§ **Information supplied**:
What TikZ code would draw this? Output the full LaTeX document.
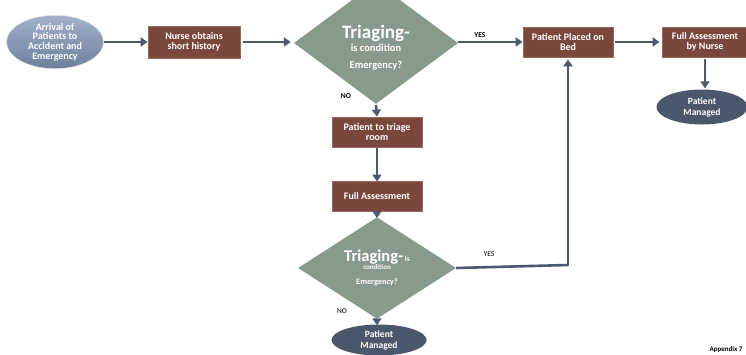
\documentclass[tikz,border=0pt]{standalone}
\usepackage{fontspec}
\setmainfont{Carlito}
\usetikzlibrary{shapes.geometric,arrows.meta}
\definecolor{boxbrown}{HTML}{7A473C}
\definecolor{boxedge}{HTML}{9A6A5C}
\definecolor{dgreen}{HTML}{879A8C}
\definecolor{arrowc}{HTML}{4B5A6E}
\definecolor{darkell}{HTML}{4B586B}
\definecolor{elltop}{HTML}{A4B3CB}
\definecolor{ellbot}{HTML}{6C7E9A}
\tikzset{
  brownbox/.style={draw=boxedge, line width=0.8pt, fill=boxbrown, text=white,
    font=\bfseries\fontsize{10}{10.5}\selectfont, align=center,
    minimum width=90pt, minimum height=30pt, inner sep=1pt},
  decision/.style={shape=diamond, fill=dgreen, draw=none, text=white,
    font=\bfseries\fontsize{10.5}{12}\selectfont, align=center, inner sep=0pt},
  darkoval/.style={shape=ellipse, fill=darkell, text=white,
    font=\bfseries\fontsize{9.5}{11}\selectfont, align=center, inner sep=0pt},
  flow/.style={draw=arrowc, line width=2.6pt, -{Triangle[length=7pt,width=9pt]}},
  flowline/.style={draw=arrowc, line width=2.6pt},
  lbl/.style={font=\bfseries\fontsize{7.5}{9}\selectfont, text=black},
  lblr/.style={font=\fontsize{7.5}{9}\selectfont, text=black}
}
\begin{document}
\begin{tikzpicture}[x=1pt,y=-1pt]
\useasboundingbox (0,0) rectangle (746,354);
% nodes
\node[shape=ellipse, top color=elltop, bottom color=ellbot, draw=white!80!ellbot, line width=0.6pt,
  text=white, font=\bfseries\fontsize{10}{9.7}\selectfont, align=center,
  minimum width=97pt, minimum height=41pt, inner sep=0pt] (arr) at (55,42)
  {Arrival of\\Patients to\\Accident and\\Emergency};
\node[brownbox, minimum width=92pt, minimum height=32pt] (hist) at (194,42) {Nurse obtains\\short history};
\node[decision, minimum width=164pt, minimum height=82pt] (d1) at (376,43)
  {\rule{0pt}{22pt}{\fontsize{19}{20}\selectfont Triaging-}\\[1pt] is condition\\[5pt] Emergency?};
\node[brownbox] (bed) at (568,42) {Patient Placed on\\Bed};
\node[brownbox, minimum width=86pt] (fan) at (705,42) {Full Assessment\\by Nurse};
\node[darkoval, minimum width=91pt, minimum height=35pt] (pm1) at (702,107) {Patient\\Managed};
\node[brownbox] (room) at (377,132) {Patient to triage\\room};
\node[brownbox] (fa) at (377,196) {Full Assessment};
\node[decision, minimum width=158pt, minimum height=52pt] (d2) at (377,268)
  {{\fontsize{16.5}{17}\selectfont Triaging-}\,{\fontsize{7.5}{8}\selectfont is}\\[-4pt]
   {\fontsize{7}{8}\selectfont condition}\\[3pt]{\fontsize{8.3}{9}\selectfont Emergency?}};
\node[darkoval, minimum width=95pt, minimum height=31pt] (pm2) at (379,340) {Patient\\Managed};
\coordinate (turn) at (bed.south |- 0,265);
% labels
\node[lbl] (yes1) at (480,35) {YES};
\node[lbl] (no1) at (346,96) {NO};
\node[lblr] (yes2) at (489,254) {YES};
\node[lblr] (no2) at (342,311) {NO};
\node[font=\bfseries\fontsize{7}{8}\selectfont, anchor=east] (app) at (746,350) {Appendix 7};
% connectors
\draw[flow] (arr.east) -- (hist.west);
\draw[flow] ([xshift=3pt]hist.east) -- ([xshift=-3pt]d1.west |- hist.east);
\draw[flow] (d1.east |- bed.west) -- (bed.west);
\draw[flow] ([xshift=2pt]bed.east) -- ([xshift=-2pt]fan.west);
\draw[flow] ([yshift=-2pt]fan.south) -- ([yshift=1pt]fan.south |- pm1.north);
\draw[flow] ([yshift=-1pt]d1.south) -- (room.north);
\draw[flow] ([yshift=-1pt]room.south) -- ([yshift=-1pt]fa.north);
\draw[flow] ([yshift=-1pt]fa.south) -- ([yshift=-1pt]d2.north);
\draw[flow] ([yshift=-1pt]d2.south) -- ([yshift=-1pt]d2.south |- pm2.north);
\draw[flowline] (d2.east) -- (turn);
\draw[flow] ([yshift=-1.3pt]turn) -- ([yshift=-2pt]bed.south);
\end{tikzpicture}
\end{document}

§ **Directions**:
Output the material word for word, omitting its pictures.

§ **Task result**:
What TikZ code would draw this? Output the full LaTeX document.
\documentclass[tikz,border=0pt]{standalone}
\usepackage{fontspec}
\setmainfont{Carlito}
\usetikzlibrary{shapes.geometric,arrows.meta}
\definecolor{boxbrown}{HTML}{7A473C}
\definecolor{boxedge}{HTML}{9A6A5C}
\definecolor{dgreen}{HTML}{879A8C}
\definecolor{arrowc}{HTML}{4B5A6E}
\definecolor{darkell}{HTML}{4B586B}
\definecolor{elltop}{HTML}{A4B3CB}
\definecolor{ellbot}{HTML}{6C7E9A}
\tikzset{
  brownbox/.style={draw=boxedge, line width=0.8pt, fill=boxbrown, text=white,
    font=\bfseries\fontsize{10}{10.5}\selectfont, align=center,
    minimum width=90pt, minimum height=30pt, inner sep=1pt},
  decision/.style={shape=diamond, fill=dgreen, draw=none, text=white,
    font=\bfseries\fontsize{10.5}{12}\selectfont, align=center, inner sep=0pt},
  darkoval/.style={shape=ellipse, fill=darkell, text=white,
    font=\bfseries\fontsize{9.5}{11}\selectfont, align=center, inner sep=0pt},
  flow/.style={draw=arrowc, line width=2.6pt, -{Triangle[length=7pt,width=9pt]}},
  flowline/.style={draw=arrowc, line width=2.6pt},
  lbl/.style={font=\bfseries\fontsize{7.5}{9}\selectfont, text=black},
  lblr/.style={font=\fontsize{7.5}{9}\selectfont, text=black}
}
\begin{document}
\begin{tikzpicture}[x=1pt,y=-1pt]
\useasboundingbox (0,0) rectangle (746,354);
% nodes
\node[shape=ellipse, top color=elltop, bottom color=ellbot, draw=white!80!ellbot, line width=0.6pt,
  text=white, font=\bfseries\fontsize{10}{9.7}\selectfont, align=center,
  minimum width=97pt, minimum height=41pt, inner sep=0pt] (arr) at (55,42)
  {Arrival of\\Patients to\\Accident and\\Emergency};
\node[brownbox, minimum width=92pt, minimum height=32pt] (hist) at (194,42) {Nurse obtains\\short history};
\node[decision, minimum width=164pt, minimum height=82pt] (d1) at (376,43)
  {\rule{0pt}{22pt}{\fontsize{19}{20}\selectfont Triaging-}\\[1pt] is condition\\[5pt] Emergency?};
\node[brownbox] (bed) at (568,42) {Patient Placed on\\Bed};
\node[brownbox, minimum width=86pt] (fan) at (705,42) {Full Assessment\\by Nurse};
\node[darkoval, minimum width=91pt, minimum height=35pt] (pm1) at (702,107) {Patient\\Managed};
\node[brownbox] (room) at (377,132) {Patient to triage\\room};
\node[brownbox] (fa) at (377,196) {Full Assessment};
\node[decision, minimum width=158pt, minimum height=52pt] (d2) at (377,268)
  {{\fontsize{16.5}{17}\selectfont Triaging-}\,{\fontsize{7.5}{8}\selectfont is}\\[-4pt]
   {\fontsize{7}{8}\selectfont condition}\\[3pt]{\fontsize{8.3}{9}\selectfont Emergency?}};
\node[darkoval, minimum width=95pt, minimum height=31pt] (pm2) at (379,340) {Patient\\Managed};
\coordinate (turn) at (bed.south |- 0,265);
% labels
\node[lbl] (yes1) at (480,35) {YES};
\node[lbl] (no1) at (346,96) {NO};
\node[lblr] (yes2) at (489,254) {YES};
\node[lblr] (no2) at (342,311) {NO};
\node[font=\bfseries\fontsize{7}{8}\selectfont, anchor=east] (app) at (746,350) {Appendix 7};
% connectors
\draw[flow] (arr.east) -- (hist.west);
\draw[flow] ([xshift=3pt]hist.east) -- ([xshift=-3pt]d1.west |- hist.east);
\draw[flow] (d1.east |- bed.west) -- (bed.west);
\draw[flow] ([xshift=2pt]bed.east) -- ([xshift=-2pt]fan.west);
\draw[flow] ([yshift=-2pt]fan.south) -- ([yshift=1pt]fan.south |- pm1.north);
\draw[flow] ([yshift=-1pt]d1.south) -- (room.north);
\draw[flow] ([yshift=-1pt]room.south) -- ([yshift=-1pt]fa.north);
\draw[flow] ([yshift=-1pt]fa.south) -- ([yshift=-1pt]d2.north);
\draw[flow] ([yshift=-1pt]d2.south) -- ([yshift=-1pt]d2.south |- pm2.north);
\draw[flowline] (d2.east) -- (turn);
\draw[flow] ([yshift=-1.3pt]turn) -- ([yshift=-2pt]bed.south);
\end{tikzpicture}
\end{document}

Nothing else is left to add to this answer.